The spike in popularity in Europe has solved a historical problem with ride share services: a lack of critical mass. Today, a passenger is more likely to find the ride she wants, when she wants. The ever-improving success rate has attracted more and more users.

So what’s next? Could Internet-facilitated ride sharing spawn a revolution in the way Europeans, and eventually the world, use cars to get around? That answer is yes, according to Carpooling CEO Markus Barnikel.

“The creation of multimodal platforms that intelligently integrate public transport, commercial carriers and peer-to-peer services represents the future of travel,” he wrote in a recent blog post about trends in 2013.

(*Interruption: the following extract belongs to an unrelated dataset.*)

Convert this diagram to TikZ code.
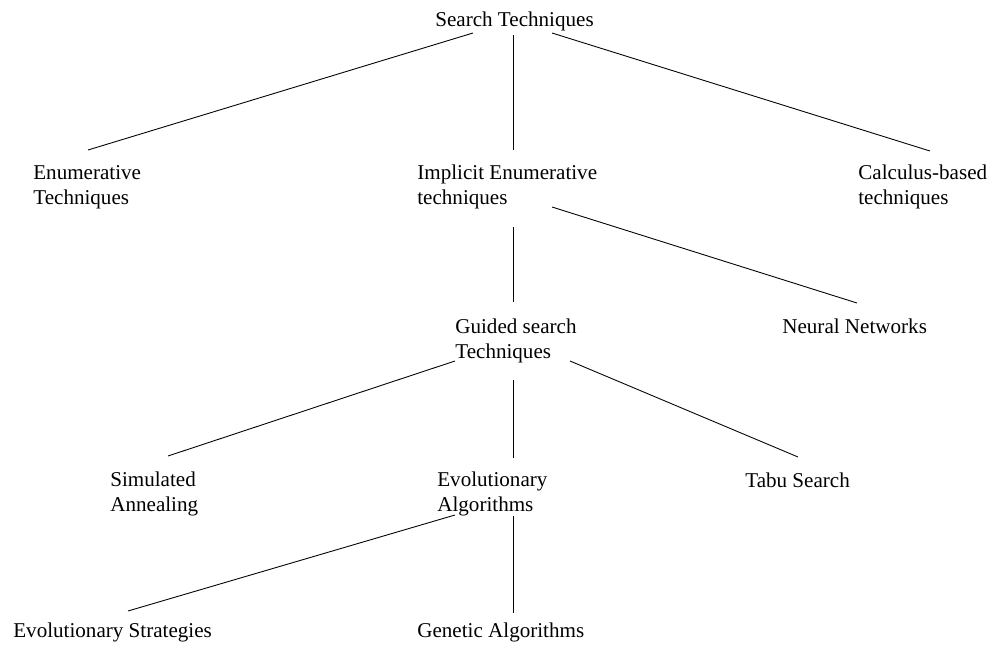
\documentclass[tikz,border=0pt]{standalone}
\usepackage{fontspec}
\setmainfont{Liberation Serif}
\tikzset{
  term/.style={inner sep=0pt, anchor=base west, align=left,
               font=\fontsize{12}{14}\selectfont},
  branch/.style={draw=black, line width=0.5pt},
}
\begin{document}
\begin{tikzpicture}[x=0.02cm, y=-0.02cm]
    \useasboundingbox (0,0) rectangle (995,646);
    \node[term] (root) at (435, 26) {Search Techniques};
    \node[term] (enum) at (33, 204) {Enumerative\\Techniques};
    \node[term] (implicit) at (417, 204) {Implicit Enumerative\\techniques};
    \node[term] (calculus) at (858, 204) {Calculus-based\\techniques};
    \node[term] (guided) at (455, 358) {Guided search\\Techniques};
    \node[term] (neural) at (782, 333) {Neural Networks};
    \node[term] (annealing) at (110, 511) {Simulated\\Annealing};
    \node[term] (evo) at (437, 511) {Evolutionary\\Algorithms};
    \node[term] (tabu) at (745, 487) {Tabu Search};
    \node[term] (strategies) at (13, 637) {Evolutionary Strategies};
    \node[term] (genetic) at (417, 637) {Genetic Algorithms};
    % first level
    \draw[branch] ([shift={(38,7)}]root.base west) -- ([shift={(55,-54)}]enum.base west);
    \draw[branch] ([shift={(78,9)}]root.base west) -- ([shift={(96,-54)}]implicit.base west);
    \draw[branch] ([shift={(117,7)}]root.base west) -- ([shift={(72,-53)}]calculus.base west);
    % second level
    \draw[branch] ([shift={(96,23)}]implicit.base west) -- ([shift={(58,-56)}]guided.base west);
    \draw[branch] ([shift={(135,3)}]implicit.base west) -- ([shift={(75,-30)}]neural.base west);
    % third level
    \draw[branch] ([shift={(0,3)}]guided.base west) -- ([shift={(58,-55)}]annealing.base west);
    \draw[branch] ([shift={(58,22)}]guided.base west) -- ([shift={(76,-53)}]evo.base west);
    \draw[branch] ([shift={(115,3)}]guided.base west) -- ([shift={(53,-30)}]tabu.base west);
    % fourth level
    \draw[branch] ([shift={(18,4)}]evo.base west) -- ([shift={(115,-26)}]strategies.base west);
    \draw[branch] ([shift={(76,5)}]evo.base west) -- ([shift={(96,-24)}]genetic.base west);
\end{tikzpicture}
\end{document}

The Holy Grail for ride sharing would be a service that generates itineraries between any two points using whatever modes of transport available. E-tickets would be issued electronically for each leg, including carpooling segments.

http://www.youtube.com/watch?v=CTn-ev4fjsM

But the challenges in implementing such a system are monumental. And whether the system would even function well, debatable.

Though Carpooling and BlaBlaCar already claim to be multi-modal, users can only book rides on one mode of transport at a time. Odile Beniflah, a Senior Product Manager at Carpooling, says that hasn't stopped motivated users from manually creating complex multi-modal itineraries, one leg at a time.

“Do you realize how hard it was to convince Deutsche Bahn and Air Berlin to share their timetable data,” Beniflah ribbed when I pointed out that that's not truly multi-modal.

It’s not just a question of sharing data. Beniflah says it's been a challenge adapting timetables from airline, train, and bus companies into a format usable by Carpooling’s platform. But these technical hurdles belie a deeper question of whether ride sharing can pair well with traditional modes of transport to begin with.

To establish trust and credibility with its users, Carpooling and BlaBlaCar have developed intricate user profiles and feedback systems. But relying on a stranger to get you to the train station or airport on time requires another level of trust entirely.

Throw in different cultural relationships to time in Europe, and things can quickly get dicey—a point Beniflah concedes herself.

“Think of the reliability of train schedules in Italy,” says Beniflah. “Are they reliable enough that we can book a trip from A to B using carpool and train?”

Ride sharing services will also have to figure out what to do with multi-modal itineraries when an accident or delay disrupts downstream connections.

These are heady questions for relatively small startups on a mission to revolutionize transportation. Fortunately, the EU has come out in support of better data sharing between platforms. In a recent report, an expert group called for both national and European-level data standards to ensure a “complete set of mobility solutions between different modes of transport.”

But the support has yet to evolve beyond standard setting.

“At this stage, we have not received any funding from the EU to build a multi-modal platform,” BlaBlaCar co-founder Nicolas Brusson told Shareable.net. But in a boon for Carpooling this year, Germany deregulated its bus companies, a move that will allow the aggregator to sell domestic bus tickets for the first time.

It still won't be multi-modal transport. But with the very viability of European Union called into question in recent years, it's nice to see ride sharing connecting the continent together, one ride at a time.